[Supplied material start]

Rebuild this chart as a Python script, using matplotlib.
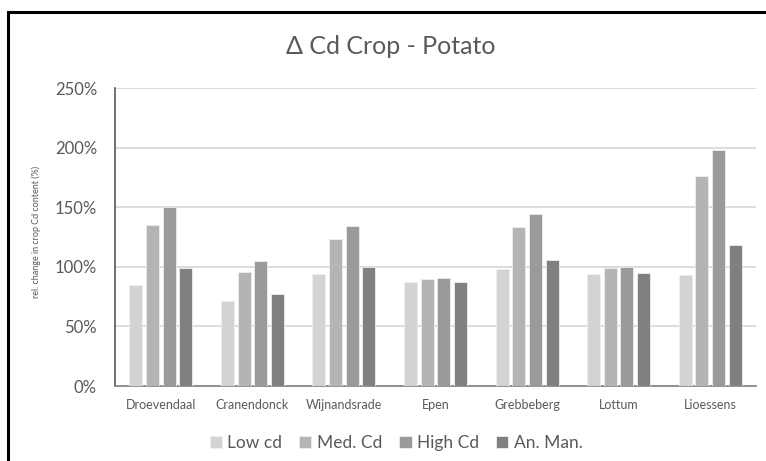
"""Delta Cd crop - potato: grouped bar chart (relative change in crop Cd)."""

import matplotlib
matplotlib.use("Agg")
import matplotlib.pyplot as plt
from matplotlib.patches import Rectangle
from matplotlib.ticker import FuncFormatter
import numpy as np

plt.rcParams["font.family"] = ["Lato", "DejaVu Sans"]

# ── data ──────────────────────────────────────────────────────
sites = ["Droevendaal", "Cranendonck", "Wijnandsrade", "Epen",
         "Grebbeberg", "Lottum", "Lioessens"]
series = ["Low cd", "Med. Cd", "High Cd", "An. Man."]
low_cd = [85, 71, 94, 87, 98, 94, 93]
med_cd = [135, 96, 123, 90, 133, 99, 176]
high_cd = [150, 105, 134, 91, 144, 100, 198]
an_man = [99, 77, 100, 87, 106, 95, 118]

values = [low_cd, med_cd, high_cd, an_man]
colors = ["#d3d3d3", "#b4b4b4", "#9a9a9a", "#808080"]
TXT = "#595959"

W, H = 766, 461
fig = plt.figure(figsize=(W / 100, H / 100), dpi=100)

# outer frame (cropped on the right and bottom in the reference)
fig.patches.append(Rectangle((8 / W, -0.1), 1.2, 1 - 12 / H + 0.1,
                             transform=fig.transFigure, fill=False,
                             edgecolor="black", linewidth=2.2))

ax = fig.add_axes([115 / W, 1 - 386 / H, (756 - 115) / W, (386 - 88) / H])

x = np.arange(len(sites))
step, width = 0.182, 0.142
for i, (vals, name, col) in enumerate(zip(values, series, colors)):
    ax.bar(x + (i - 1.5) * step, vals, width, color=col, label=name,
           edgecolor="#eeeeee", linewidth=0.6, zorder=3)

ax.set_xlim(-0.5, len(sites) - 0.5)
ax.set_ylim(0, 250)
ax.set_yticks(range(0, 251, 50))
ax.yaxis.set_major_formatter(FuncFormatter(lambda v, _: f"{v:.0f}%"))
ax.set_xticks(x)
ax.set_xticklabels(sites, fontsize=9, color=TXT)
ax.tick_params(axis="y", labelsize=12, colors=TXT, length=0, pad=13)
ax.tick_params(axis="x", length=0, pad=9)
ax.grid(axis="y", color="#d9d9d9", linewidth=1.3, zorder=0)

for s in ("top", "right"):
    ax.spines[s].set_visible(False)
ax.spines["left"].set_color("#595959")
ax.spines["left"].set_linewidth(1.2)
ax.spines["bottom"].set_color("#808080")
ax.spines["bottom"].set_linewidth(1.2)

fig.text(36 / W, 1 - 232 / H, "rel. change in crop Cd content (%)",
         rotation=90, ha="center", va="center", fontsize=6.5, color=TXT)
fig.text(391 / W, 1 - 47 / H, "Δ Cd Crop - Potato", ha="center",
         va="center", fontsize=18, color=TXT)

fig.legend(loc="center", bbox_to_anchor=(396 / W, 1 - 443 / H), ncol=4,
           frameon=False, fontsize=12.5, labelcolor=TXT, handlelength=0.7,
           handleheight=0.7, handletextpad=0.3, columnspacing=1.0)

fig.savefig("out.png", dpi=100)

[Supplied material end]

▶ [Task]:
Reproduce all of the material exactly, apart from the pictures.

▶ [Correct answer]:
Rebuild this chart as a Python script, using matplotlib.
"""Delta Cd crop - potato: grouped bar chart (relative change in crop Cd)."""

import matplotlib
matplotlib.use("Agg")
import matplotlib.pyplot as plt
from matplotlib.patches import Rectangle
from matplotlib.ticker import FuncFormatter
import numpy as np

plt.rcParams["font.family"] = ["Lato", "DejaVu Sans"]

# ── data ──────────────────────────────────────────────────────
sites = ["Droevendaal", "Cranendonck", "Wijnandsrade", "Epen",
         "Grebbeberg", "Lottum", "Lioessens"]
series = ["Low cd", "Med. Cd", "High Cd", "An. Man."]
low_cd = [85, 71, 94, 87, 98, 94, 93]
med_cd = [135, 96, 123, 90, 133, 99, 176]
high_cd = [150, 105, 134, 91, 144, 100, 198]
an_man = [99, 77, 100, 87, 106, 95, 118]

values = [low_cd, med_cd, high_cd, an_man]
colors = ["#d3d3d3", "#b4b4b4", "#9a9a9a", "#808080"]
TXT = "#595959"

W, H = 766, 461
fig = plt.figure(figsize=(W / 100, H / 100), dpi=100)

# outer frame (cropped on the right and bottom in the reference)
fig.patches.append(Rectangle((8 / W, -0.1), 1.2, 1 - 12 / H + 0.1,
                             transform=fig.transFigure, fill=False,
                             edgecolor="black", linewidth=2.2))

ax = fig.add_axes([115 / W, 1 - 386 / H, (756 - 115) / W, (386 - 88) / H])

x = np.arange(len(sites))
step, width = 0.182, 0.142
for i, (vals, name, col) in enumerate(zip(values, series, colors)):
    ax.bar(x + (i - 1.5) * step, vals, width, color=col, label=name,
           edgecolor="#eeeeee", linewidth=0.6, zorder=3)

ax.set_xlim(-0.5, len(sites) - 0.5)
ax.set_ylim(0, 250)
ax.set_yticks(range(0, 251, 50))
ax.yaxis.set_major_formatter(FuncFormatter(lambda v, _: f"{v:.0f}%"))
ax.set_xticks(x)
ax.set_xticklabels(sites, fontsize=9, color=TXT)
ax.tick_params(axis="y", labelsize=12, colors=TXT, length=0, pad=13)
ax.tick_params(axis="x", length=0, pad=9)
ax.grid(axis="y", color="#d9d9d9", linewidth=1.3, zorder=0)

for s in ("top", "right"):
    ax.spines[s].set_visible(False)
ax.spines["left"].set_color("#595959")
ax.spines["left"].set_linewidth(1.2)
ax.spines["bottom"].set_color("#808080")
ax.spines["bottom"].set_linewidth(1.2)

fig.text(36 / W, 1 - 232 / H, "rel. change in crop Cd content (%)",
         rotation=90, ha="center", va="center", fontsize=6.5, color=TXT)
fig.text(391 / W, 1 - 47 / H, "Δ Cd Crop - Potato", ha="center",
         va="center", fontsize=18, color=TXT)

fig.legend(loc="center", bbox_to_anchor=(396 / W, 1 - 443 / H), ncol=4,
           frameon=False, fontsize=12.5, labelcolor=TXT, handlelength=0.7,
           handleheight=0.7, handletextpad=0.3, columnspacing=1.0)

fig.savefig("out.png", dpi=100)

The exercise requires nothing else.